Complicated Grief

Complicated grief… a phrase I have heard for years… especially as a counselor… yet I never really understood it until the last few months… until I started to live complicated grief.

If I am honest, I thought by my mom dying by suicide it made it complicated, and it did, yet it got even more complicated the older I got. My mom died over 23 years ago. I was 19 and I walked through the grief journey as best I could. I learned to make my way through a life without a mom. I worked through feeling like my mom abandoned me. I sought counseling when the feelings of guilt I pushed aside finally come to light. I felt I was doing all the work. I was in counseling for years. I journaled. I was self-aware. I was honest. But nothing prepared me for this last few months. Nothing prepared me for the complexity.

October 2, 2021, my step-mom died suddenly. She had been married to my dad for 17 years. My dad has been devastated and his world turned upside down. Unlike 23 years ago when my mom died, I am in a place to be with my dad, to help, to support. And what a gift it has been.

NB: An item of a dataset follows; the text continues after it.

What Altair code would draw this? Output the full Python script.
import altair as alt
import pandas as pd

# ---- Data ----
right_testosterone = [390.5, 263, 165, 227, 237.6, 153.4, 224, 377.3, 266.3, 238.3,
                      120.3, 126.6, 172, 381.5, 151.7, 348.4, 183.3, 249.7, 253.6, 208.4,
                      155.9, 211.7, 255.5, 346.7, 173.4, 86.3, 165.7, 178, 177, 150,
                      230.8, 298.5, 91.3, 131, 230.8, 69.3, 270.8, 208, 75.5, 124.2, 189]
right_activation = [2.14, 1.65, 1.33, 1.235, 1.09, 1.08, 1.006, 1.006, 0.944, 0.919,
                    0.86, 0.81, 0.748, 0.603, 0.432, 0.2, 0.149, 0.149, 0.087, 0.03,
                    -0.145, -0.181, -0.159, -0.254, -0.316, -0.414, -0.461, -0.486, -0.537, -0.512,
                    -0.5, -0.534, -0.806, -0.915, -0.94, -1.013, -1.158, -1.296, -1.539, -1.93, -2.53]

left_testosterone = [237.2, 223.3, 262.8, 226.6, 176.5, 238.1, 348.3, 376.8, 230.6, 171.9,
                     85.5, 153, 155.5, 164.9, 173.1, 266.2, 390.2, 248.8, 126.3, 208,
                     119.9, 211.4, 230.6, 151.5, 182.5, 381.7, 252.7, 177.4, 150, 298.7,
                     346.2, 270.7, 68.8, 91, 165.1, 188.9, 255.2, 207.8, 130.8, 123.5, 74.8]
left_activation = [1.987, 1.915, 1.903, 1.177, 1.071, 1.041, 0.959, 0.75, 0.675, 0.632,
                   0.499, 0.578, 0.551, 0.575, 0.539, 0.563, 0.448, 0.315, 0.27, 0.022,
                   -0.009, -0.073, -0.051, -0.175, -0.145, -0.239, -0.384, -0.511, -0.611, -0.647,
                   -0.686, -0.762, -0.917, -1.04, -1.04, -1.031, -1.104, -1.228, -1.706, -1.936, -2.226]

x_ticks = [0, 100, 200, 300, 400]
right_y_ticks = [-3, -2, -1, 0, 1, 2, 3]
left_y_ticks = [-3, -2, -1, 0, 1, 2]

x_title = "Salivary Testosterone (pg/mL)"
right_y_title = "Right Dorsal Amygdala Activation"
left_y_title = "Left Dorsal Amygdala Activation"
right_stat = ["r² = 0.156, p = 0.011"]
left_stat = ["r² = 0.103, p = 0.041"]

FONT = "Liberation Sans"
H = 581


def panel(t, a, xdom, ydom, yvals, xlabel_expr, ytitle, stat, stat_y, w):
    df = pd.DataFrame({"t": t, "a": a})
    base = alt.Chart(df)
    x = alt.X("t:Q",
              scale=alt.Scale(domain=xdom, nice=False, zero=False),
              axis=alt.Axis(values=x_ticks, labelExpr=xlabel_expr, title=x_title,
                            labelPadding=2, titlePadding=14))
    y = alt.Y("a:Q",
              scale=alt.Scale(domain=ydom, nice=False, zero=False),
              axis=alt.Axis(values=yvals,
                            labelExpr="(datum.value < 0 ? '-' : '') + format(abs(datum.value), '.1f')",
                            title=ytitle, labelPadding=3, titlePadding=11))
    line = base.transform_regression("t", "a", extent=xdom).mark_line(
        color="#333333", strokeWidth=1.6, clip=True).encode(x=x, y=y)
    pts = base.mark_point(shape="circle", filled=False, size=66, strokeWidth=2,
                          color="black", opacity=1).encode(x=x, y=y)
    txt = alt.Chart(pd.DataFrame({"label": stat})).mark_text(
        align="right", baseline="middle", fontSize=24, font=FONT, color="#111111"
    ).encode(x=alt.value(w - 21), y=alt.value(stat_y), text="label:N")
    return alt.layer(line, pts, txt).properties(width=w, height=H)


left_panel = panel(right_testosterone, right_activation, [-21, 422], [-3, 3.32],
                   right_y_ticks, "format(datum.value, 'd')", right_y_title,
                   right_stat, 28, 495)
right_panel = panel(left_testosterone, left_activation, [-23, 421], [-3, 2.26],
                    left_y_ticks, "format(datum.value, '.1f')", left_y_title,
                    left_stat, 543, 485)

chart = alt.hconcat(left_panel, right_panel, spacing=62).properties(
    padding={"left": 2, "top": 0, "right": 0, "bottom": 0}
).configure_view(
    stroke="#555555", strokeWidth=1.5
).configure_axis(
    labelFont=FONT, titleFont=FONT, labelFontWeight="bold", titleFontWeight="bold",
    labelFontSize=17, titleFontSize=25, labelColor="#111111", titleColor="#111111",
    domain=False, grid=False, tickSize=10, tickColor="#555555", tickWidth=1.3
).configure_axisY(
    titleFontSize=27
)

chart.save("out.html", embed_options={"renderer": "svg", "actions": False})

What I never expected was the resurgence of grief I would feel for my mom with the death of my step-mom. I never knew the wounds of my heart could be opened in the way they have. I wasn’t prepared, and for anyone who knows me, I like to be prepared… I wasn’t prepared for this, my heart was not ready.

Keaton has grown up knowing my mom is not here… along the road he asked about her.. almost four years ago was a conversation I had dreaded… each step of the way, I have processed and learned along side Keaton. I have done the best I can with helping him to know the woman who impacted me so much.. the woman he will never know.

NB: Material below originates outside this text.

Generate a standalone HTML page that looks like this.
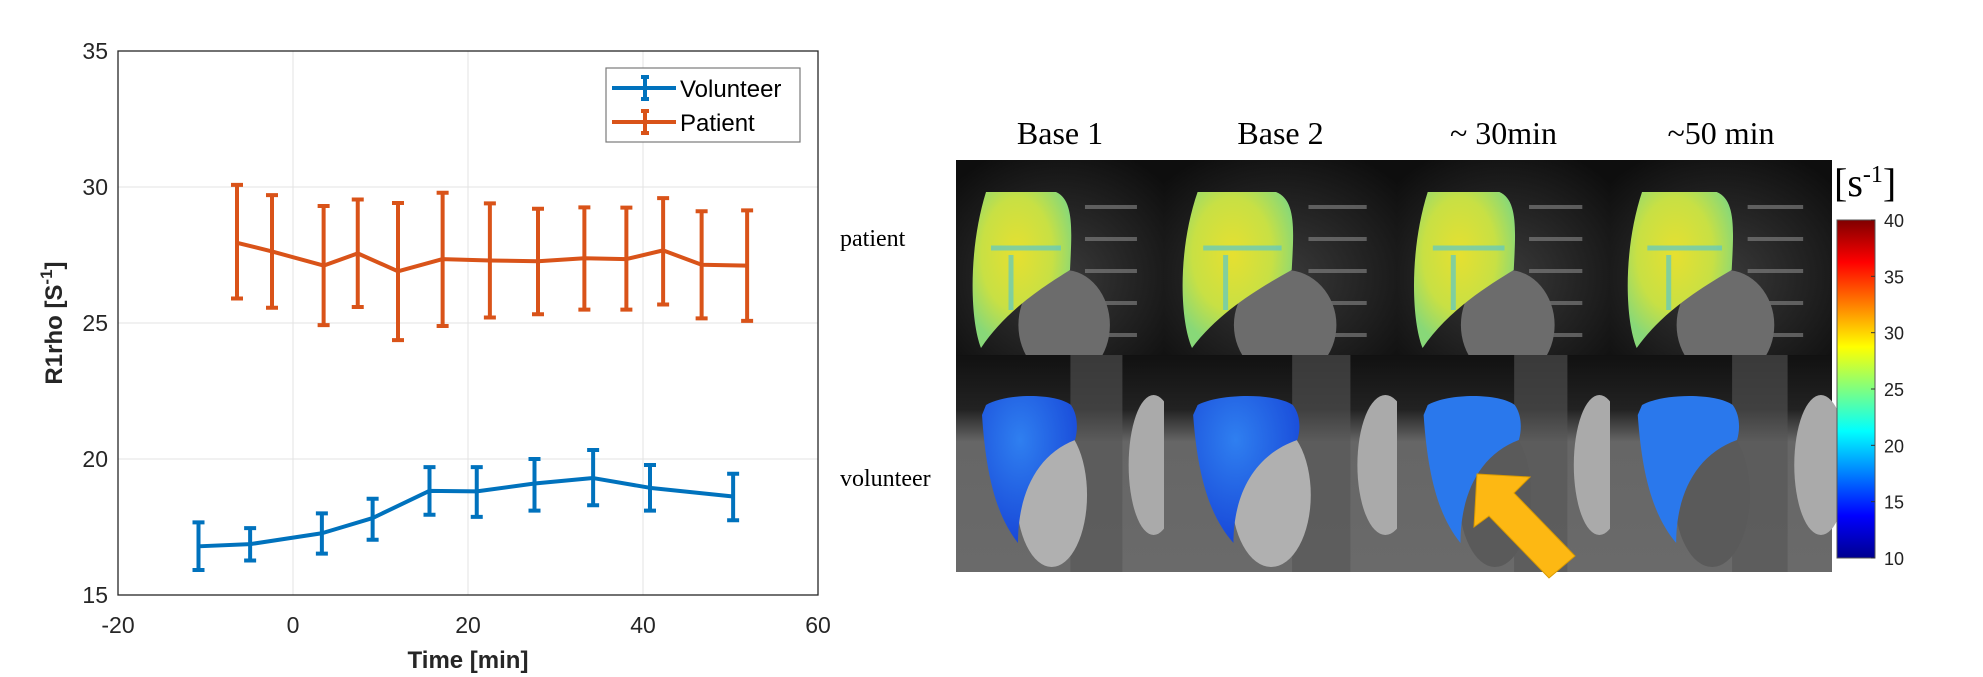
<!DOCTYPE html>
<html><head><meta charset="utf-8"><style>
html,body{margin:0;padding:0;background:#fff;overflow:hidden}
svg{display:block}
text{font-family:"Liberation Sans",Arial,sans-serif}
.serif{font-family:"Liberation Serif","Times New Roman",serif}
</style></head><body>
<svg id="root" width="1983" height="677" viewBox="0 0 1983 677" xmlns="http://www.w3.org/2000/svg">
<defs>
<linearGradient id="jet" x1="0" y1="1" x2="0" y2="0">
<stop offset="0" stop-color="#00008f"/><stop offset="0.125" stop-color="#0000ff"/><stop offset="0.375" stop-color="#00ffff"/><stop offset="0.625" stop-color="#ffff00"/><stop offset="0.875" stop-color="#ff0000"/><stop offset="1" stop-color="#800000"/>
</linearGradient>
<radialGradient id="bgP" cx="0.5" cy="0.6" r="0.7"><stop offset="0" stop-color="#3a3a3a"/><stop offset="1" stop-color="#0e0e0e"/></radialGradient>
<linearGradient id="bgV" x1="0" y1="0" x2="0" y2="1"><stop offset="0" stop-color="#111"/><stop offset="0.25" stop-color="#222"/><stop offset="0.4" stop-color="#666"/><stop offset="1" stop-color="#6a6a6a"/></linearGradient>
<radialGradient id="liverP" cx="0.45" cy="0.4" r="0.6"><stop offset="0" stop-color="#e6e030"/><stop offset="0.6" stop-color="#c8e044"/><stop offset="1" stop-color="#88d878"/></radialGradient>
<radialGradient id="liverV" cx="0.4" cy="0.3" r="0.7"><stop offset="0" stop-color="#2f7ff0"/><stop offset="1" stop-color="#1848d8"/></radialGradient>
</defs>
<g id="chart"></g>
<g id="images"></g>
</svg>
<script>
const volX = [-10.8, -4.9, 3.3, 9.1, 15.6, 21.0, 27.6, 34.3, 40.8, 50.3];
const volY = [16.79, 16.87, 17.27, 17.83, 18.83, 18.81, 19.1, 19.3, 18.94, 18.62];
const volHi = [17.67, 17.46, 18.0, 18.54, 19.7, 19.7, 20.0, 20.33, 19.78, 19.46];
const volLo = [15.92, 16.27, 16.52, 17.03, 17.95, 17.87, 18.1, 18.3, 18.1, 17.75];
const patX = [-6.4, -2.4, 3.5, 7.4, 12.0, 17.1, 22.5, 28.0, 33.3, 38.1, 42.3, 46.7, 51.9];
const patY = [27.95, 27.63, 27.11, 27.56, 26.9, 27.35, 27.3, 27.27, 27.38, 27.35, 27.67, 27.14, 27.11];
const patHi = [30.08, 29.7, 29.3, 29.54, 29.41, 29.79, 29.4, 29.2, 29.25, 29.24, 29.59, 29.11, 29.14];
const patLo = [25.9, 25.56, 24.92, 25.59, 24.37, 24.89, 25.2, 25.32, 25.49, 25.49, 25.68, 25.17, 25.08];
const xTicks = [-20, 0, 20, 40, 60];
const yTicks = [15, 20, 25, 30, 35];
const cbTicks = [10, 15, 20, 25, 30, 35, 40];

const NS = "http://www.w3.org/2000/svg";
const L = 118, R = 818, T = 51, B = 595;
const sx = v => L + (v - (-20)) / 80 * (R - L);
const sy = v => B - (v - 15) / 20 * (B - T);
function mk(tag, attrs, parent) {
  const e = document.createElementNS(NS, tag);
  for (const k in attrs) e.setAttribute(k, attrs[k]);
  parent.appendChild(e);
  return e;
}
const chart = document.getElementById('chart');
xTicks.forEach(t => {
  const g = mk('line', {x1: sx(t), x2: sx(t), y1: T, y2: B, stroke: '#e3e3e3', 'stroke-width': 1}, chart);
  
  
  const tk = mk('text', {x: sx(t), y: B + 38, 'text-anchor': 'middle', 'font-size': 23, fill: '#262626'}, chart);
  tk.textContent = t;
  
  
});
yTicks.forEach(t => {
  const g = mk('line', {x1: L, x2: R, y1: sy(t), y2: sy(t), stroke: '#e3e3e3', 'stroke-width': 1}, chart);
  
  
  const tk = mk('text', {x: L - 10, y: sy(t) + 8, 'text-anchor': 'end', 'font-size': 23, fill: '#262626'}, chart);
  tk.textContent = t;
  
  
});
const box = mk('rect', {x: L, y: T, width: R - L, height: B - T, fill: 'none', stroke: '#262626', 'stroke-width': 1.3}, chart);



function series(xs, ys, hi, lo, color, name) {
  const g = mk('g', {}, chart);
  
  
  xs.forEach((x, i) => {
    const eb = mk('path', {d: `M${sx(x)},${sy(hi[i])}V${sy(lo[i])}M${sx(x)-6},${sy(hi[i])}H${sx(x)+6}M${sx(x)-6},${sy(lo[i])}H${sx(x)+6}`, stroke: color, 'stroke-width': 4, fill: 'none'}, g);
    
    
  });
  const pl = mk('polyline', {points: xs.map((x, i) => sx(x) + ',' + sy(ys[i])).join(' '), stroke: color, 'stroke-width': 4, fill: 'none', 'stroke-linejoin': 'round'}, g);
  
  
}
series(patX, patY, patHi, patLo, '#D95319', 'patient');
series(volX, volY, volHi, volLo, '#0072BD', 'volunteer');

const xl = mk('text', {x: (L + R) / 2, y: 668, 'text-anchor': 'middle', 'font-size': 24, 'font-weight': 'bold', fill: '#262626'}, chart);
xl.textContent = 'Time [min]';


const yl = mk('text', {x: 0, y: 0, transform: `translate(62,${(T + B) / 2}) rotate(-90)`, 'text-anchor': 'middle', 'font-size': 24, 'font-weight': 'bold', fill: '#262626'}, chart);
yl.innerHTML = 'R1rho [S<tspan dy="-10" font-size="17">-1</tspan><tspan dy="10">]</tspan>';



const lg = mk('g', {}, chart);


mk('rect', {x: 606, y: 68, width: 194, height: 74, fill: '#fff', stroke: '#7a7a7a', 'stroke-width': 1.2}, lg);
[['Volunteer', '#0072BD', 88], ['Patient', '#D95319', 122]].forEach(([n, c, y]) => {
  const e = mk('g', {}, lg);
  
  
  mk('path', {d: `M612,${y}H676M645,${y-11}V${y+11}M641,${y-11}H649M641,${y+11}H649`, stroke: c, 'stroke-width': 4, fill: 'none'}, e);
  const t = mk('text', {x: 680, y: y + 9, 'font-size': 24, fill: '#000'}, e);
  t.textContent = n;
});

const img = document.getElementById('images');
const cols = [[956, 1164], [1164, 1397], [1397, 1610], [1610, 1832]];
const titles = ['Base 1', 'Base 2', '~ 30min', '~50 min'];
const rowTop = 160, rowMid = 355, rowBot = 572;
cols.forEach(([a, b], i) => {
  const w = b - a;
  const pc = mk('g', {}, img);
  
  
  mk('rect', {x: a, y: rowTop, width: w, height: rowMid - rowTop, fill: 'url(#bgP)'}, pc);
  for (let k = 0; k < 5; k++) mk('rect', {x: a + w * 0.62, y: rowTop + 45 + k * 32, width: w * 0.25, height: 4, fill: '#888', opacity: 0.6}, pc);
  mk('ellipse', {cx: a + w * 0.52, cy: rowTop + 165, rx: w * 0.22, ry: 55, fill: '#6c6c6c'}, pc);
  const s = w / 208, ox = a, oy = rowTop;
  const pt = (x, y) => (ox + x * s) + ',' + (oy + y);
  mk('path', {d: `M${pt(30,32)} L${pt(100,32)} C${pt(118,40)} ${pt(116,70)} ${pt(114,110)} C${pt(90,125)} ${pt(50,150)} ${pt(25,188)} C${pt(14,160)} ${pt(12,90)} ${pt(30,32)}Z`, fill: 'url(#liverP)'}, pc);
  mk('path', {d: `M${pt(35,88)} L${pt(105,88)} M${pt(55,95)} L${pt(55,150)}`, stroke: '#5cc8c8', 'stroke-width': 5, opacity: 0.7, fill: 'none'}, pc);
  const vc = mk('g', {}, img);
  
  
  mk('rect', {x: a, y: rowMid, width: w, height: rowBot - rowMid, fill: 'url(#bgV)'}, vc);
  mk('rect', {x: a + w * 0.55, y: rowMid, width: w * 0.25, height: rowBot - rowMid, fill: '#555', opacity: 0.6}, vc);
  mk('ellipse', {cx: a + w * 0.46, cy: rowMid + 140, rx: w * 0.17, ry: 72, fill: i >= 2 ? '#5a5a5a' : '#b0b0b0'}, vc);
  mk('ellipse', {cx: a + w * 0.95, cy: rowMid + 110, rx: w * 0.12, ry: 70, fill: '#aaa'}, vc);
  const qt = (x, y) => (ox + x * s) + ',' + (rowMid + y);
  mk('path', {d: `M${qt(30,50)} C${qt(50,38)} ${qt(100,38)} ${qt(115,50)} C${qt(122,60)} ${qt(122,75)} ${qt(119,85)} C${qt(80,100)} ${qt(62,140)} ${qt(62,188)} C${qt(40,160)} ${qt(30,120)} ${qt(26,60)}Z`, fill: i >= 2 ? '#2a78ec' : 'url(#liverV)'}, vc);
  const t = mk('text', {x: (a + b) / 2, y: 144, 'text-anchor': 'middle', 'font-size': 32, class: 'serif', fill: '#000'}, img);
  t.textContent = titles[i];
  
  
});
const rp = mk('text', {x: 840, y: 246, 'font-size': 24, class: 'serif', fill: '#000'}, img);
rp.textContent = 'patient';


const rv = mk('text', {x: 840, y: 486, 'font-size': 24, class: 'serif', fill: '#000'}, img);
rv.textContent = 'volunteer';



const ar = mk('polygon', {points: '1477,474 1530,477 1514,493 1575,556 1549,578 1489,516 1474,527', fill: '#FDB813', stroke: '#d99a00', 'stroke-width': 1}, img);



const cbT = 220, cbB = 558;
const cy = v => cbB - (v - 10) / 30 * (cbB - cbT);
const cb = mk('rect', {x: 1837, y: cbT, width: 38, height: cbB - cbT, fill: 'url(#jet)', stroke: '#555', 'stroke-width': 1}, img);


cbTicks.forEach(t => {
  mk('line', {x1: 1871, x2: 1875, y1: cy(t), y2: cy(t), stroke: '#333'}, img);
  const tl = mk('text', {x: 1884, y: cy(t) + 7, 'font-size': 18, fill: '#222'}, img);
  tl.textContent = t;
  
  
});
const cu = mk('text', {x: 1834, y: 196, 'font-size': 40, class: 'serif', fill: '#000'}, img);
cu.innerHTML = '[s<tspan dy="-14" font-size="24">-1</tspan><tspan dy="14">]</tspan>';


</script>
</body></html>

What I wasn’t prepared for is helping him grieve his Nana as I realize he will never grieve, know the person I called mom. I was not prepared for this complexity of grief. I was not prepared for him missing someone who played such an important part in his life, while I grieved him never knowing the woman I wanted to be his grandmother. I was not prepared for the pain this caused me deep in my soul. I was not prepared to grieve the relationship he would never have with my mom.

At first I felt guilty for these feelings, but at some point I realized and accepted my feelings are my reality and right now they are so complicated. We want life to be simple and free of complexity, but that is not reality. The more we live life, the more we realize, the more we accept the complexity, the more we realize the complexity not only is the grief, but also the blessing… we can’t have one without the other.